Frente a los peligros de un mundo sacudido por la violencia y la inestabilidad, en el que Europa ha pretendido durante mucho tiempo ser un mero espectador, Nicolas Baverez defiende una Europa de la seguridad común. No es suficiente con que los europeos se ocupen únicamente del derecho y del comercio, tal y como hicieron tras la Segunda Guerra Mundial, y confíen su seguridad a los norteamericanos. Dadas las circunstancias, Europa debe asumir una seguridad en sentido amplio que abarque no solo lo militar sino también la diplomacia, la justicia, la educación, la ayuda al desarrollo…

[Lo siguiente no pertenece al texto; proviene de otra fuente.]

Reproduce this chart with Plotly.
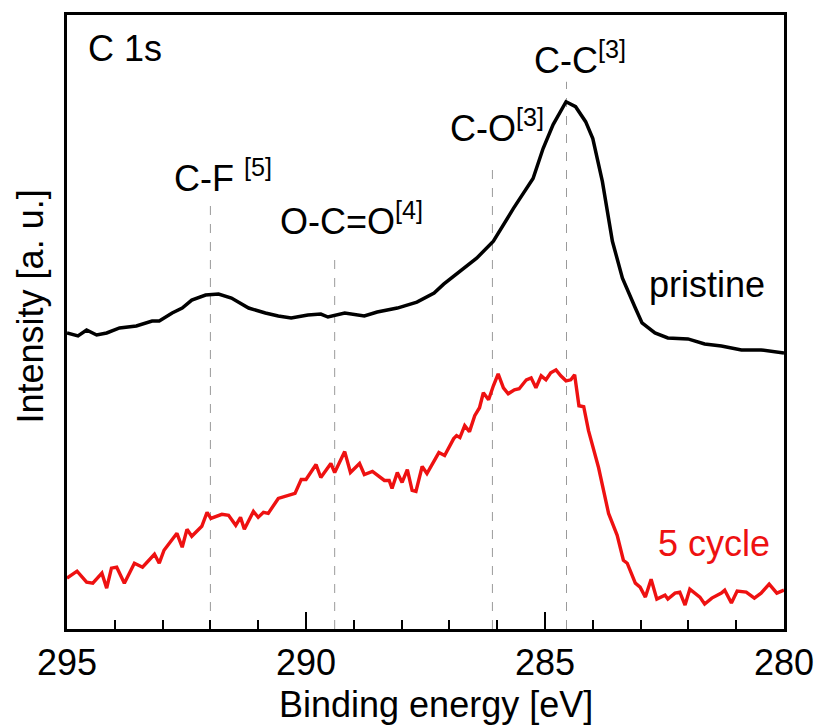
import plotly.graph_objects as go

# ---------------- data ----------------
pristine_E = [295.00, 294.77, 294.59, 294.38, 294.17, 293.90, 293.55, 293.22, 293.07, 292.80,
              292.59, 292.39, 292.10, 291.83, 291.56, 291.20, 290.85, 290.58, 290.31, 289.96,
              289.69, 289.54, 289.19, 288.78, 288.51, 288.09, 287.68, 287.32, 287.12, 286.85,
              286.43, 286.08, 285.66, 285.25, 285.04, 284.83, 284.56, 284.36, 284.15, 284.00,
              283.80, 283.59, 283.38, 283.11, 282.97, 282.70, 282.43, 282.01, 281.66, 281.31,
              280.89, 280.48, 280.00]
pristine_I = [297, 294, 300, 295, 297, 302, 304, 309, 309, 317,
              322, 330, 335, 336, 332, 322, 317, 314, 312, 315,
              316, 313, 317, 314, 318, 322, 328, 337, 346, 356,
              372, 389, 422, 452, 482, 506, 529, 524, 509, 492,
              449, 389, 352, 322, 307, 297, 292, 291, 286, 284,
              280, 280, 277]

cycle5_E = [295.00, 294.79, 294.59, 294.46, 294.27, 294.17, 294.07, 293.96, 293.80, 293.59,
            293.42, 293.17, 293.07, 292.97, 292.70, 292.59, 292.49, 292.39, 292.18, 292.07,
            291.99, 291.76, 291.62, 291.47, 291.37, 291.29, 291.10, 291.00, 290.89, 290.79,
            290.58, 290.37, 290.23, 290.10, 290.00, 289.79, 289.69, 289.48, 289.40, 289.19,
            289.07, 288.88, 288.78, 288.61, 288.36, 288.26, 288.20, 288.09, 287.99, 287.88,
            287.78, 287.70, 287.57, 287.47, 287.22, 287.10, 286.91, 286.85, 286.78, 286.68,
            286.58, 286.47, 286.37, 286.29, 286.18, 286.08, 285.98, 285.87, 285.77, 285.64,
            285.54, 285.39, 285.29, 285.19, 285.08, 284.98, 284.88, 284.77, 284.67, 284.56,
            284.46, 284.38, 284.29, 284.19, 284.09, 283.88, 283.67, 283.49, 283.36, 283.28,
            283.11, 283.01, 282.90, 282.78, 282.66, 282.49, 282.43, 282.28, 282.18, 282.07,
            281.97, 281.76, 281.66, 281.51, 281.31, 281.24, 281.10, 280.98, 280.79, 280.62,
            280.48, 280.31, 280.15, 280.00]
cycle5_I = [51, 58, 47, 46, 56, 41, 61, 62, 46, 66,
            62, 75, 66, 79, 96, 82, 100, 93, 103, 117,
            111, 115, 114, 104, 112, 100, 118, 112, 117, 116,
            131, 134, 136, 150, 150, 165, 152, 166, 157, 178,
            157, 166, 155, 158, 149, 149, 141, 157, 147, 160,
            139, 138, 163, 156, 177, 174, 191, 194, 192, 204,
            198, 214, 222, 237, 230, 244, 256, 242, 236, 240,
            241, 250, 252, 242, 254, 250, 257, 260, 254, 249,
            250, 255, 224, 223, 199, 162, 116, 94, 69, 66,
            46, 42, 32, 50, 30, 34, 30, 36, 37, 24,
            40, 32, 25, 31, 36, 39, 26, 38, 37, 31,
            36, 45, 36, 39]

peak_names = ["C-F <sup>[5]</sup>", "O-C=O<sup>[4]</sup>", "C-O<sup>[3]</sup>", "C-C<sup>[3]</sup>"]
peak_E = [292.0, 289.4, 286.1, 284.55]
peak_line_top = [429, 371, 463, 549]

series_names = ["pristine", "5 cycle"]
x_ticks = [295, 290, 285, 280]

# ---------------- figure ----------------
FONT = "Arial, Liberation Sans, sans-serif"
RED = "#ee1111"
FS = 36

L, R, T, B = 67, 34, 13, 98
W, H = 826, 727
pw, ph = W - L - R, H - T - B

fig = go.Figure()
fig.add_trace(go.Scatter(x=pristine_E, y=pristine_I, mode="lines",
                         line=dict(color="black", width=3.5), name=series_names[0],
                         showlegend=False))
fig.add_trace(go.Scatter(x=cycle5_E, y=cycle5_I, mode="lines",
                         line=dict(color=RED, width=3.4), name=series_names[1],
                         showlegend=False))

for e, top in zip(peak_E, peak_line_top):
    fig.add_shape(type="line", xref="x", yref="y", x0=e, x1=e, y0=0, y1=top,
                  line=dict(color="#9a9a9a", width=1, dash="dash"), layer="below")

label_pos = [(291.73, 454), (289.05, 411), (286.01, 505), (284.27, 573)]
for name, (lx, ly) in zip(peak_names, label_pos):
    fig.add_annotation(x=lx, y=ly, xref="x", yref="y", text=name, showarrow=False,
                       xanchor="center", yanchor="middle",
                       font=dict(family=FONT, size=FS, color="black"))

fig.add_annotation(x=293.79, y=582, xref="x", yref="y", text="C 1s", showarrow=False,
                   xanchor="center", yanchor="middle", font=dict(family=FONT, size=FS, color="black"))
fig.add_annotation(x=281.61, y=346, xref="x", yref="y", text=series_names[0], showarrow=False,
                   xanchor="center", yanchor="middle", font=dict(family=FONT, size=FS, color="black"))
fig.add_annotation(x=281.47, y=86, xref="x", yref="y", text=series_names[1], showarrow=False,
                   xanchor="center", yanchor="middle", font=dict(family=FONT, size=FS, color=RED))

# axis titles as annotations (pixel positions converted to paper coordinates)
fig.add_annotation(x=(440 - L) / pw, y=(H - B - 705) / ph, xref="paper", yref="paper",
                   text="Binding energy [eV]", showarrow=False, xanchor="center", yanchor="middle",
                   font=dict(family=FONT, size=FS, color="black"))
fig.add_annotation(x=(30 - L) / pw, y=(H - B - 305) / ph, xref="paper", yref="paper",
                   text="Intensity [a. u.]", showarrow=False, textangle=-90,
                   xanchor="center", yanchor="middle",
                   font=dict(family=FONT, size=FS, color="black"))

fig.update_layout(
    width=W, height=H,
    margin=dict(l=L, r=R, t=T, b=B),
    plot_bgcolor="white", paper_bgcolor="white",
    font=dict(family=FONT, size=FS, color="black"),
    xaxis=dict(range=[295, 280], tickvals=x_ticks, ticks="inside", ticklen=17, tickwidth=2,
               tickcolor="black", showline=True, linecolor="black", linewidth=2.5, mirror=True,
               showgrid=False, zeroline=False, ticklabelstandoff=0,
               tickfont=dict(family=FONT, size=FS, color="black"),
               minor=dict(dtick=1, ticks="inside", ticklen=9, tickwidth=2, tickcolor="black",
                          showgrid=False)),
    yaxis=dict(range=[0, 616], showticklabels=False, ticks="", showline=True, linecolor="black",
               linewidth=2.5, mirror=True, showgrid=False, zeroline=False),
)

fig.write_html("out.html")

La presidencia de Trump es, en este sentido, una oportunidad de relanzar el proyecto europeo, impulsado por el eje franco-alemán. En lo que a Francia respecta, la elección de Emmanuel Macron permitió alejar los fantasmas del populismo, si bien Baverez no deposita su entera confianza en el joven presidente. Le considera un hombre sin experiencia y carente de una estrategia global. No comparte algunas de sus decisiones como la destitución del general Philippe de Villiers, molesto por los recortes presupuestarios anunciados por el jefe del Estado, ni tampoco el proyecto de servicio militarobligatorio durante un mes, al que considera costoso e inútil. Pero Baverez también sabe que en un momento de crisis de los partidos tradicionales de la izquierda y la derecha en Francia, Macron supone un ejemplo de que la vieja Europa, la que nació con la Declaración Schuman, es todavía capaz de resistir.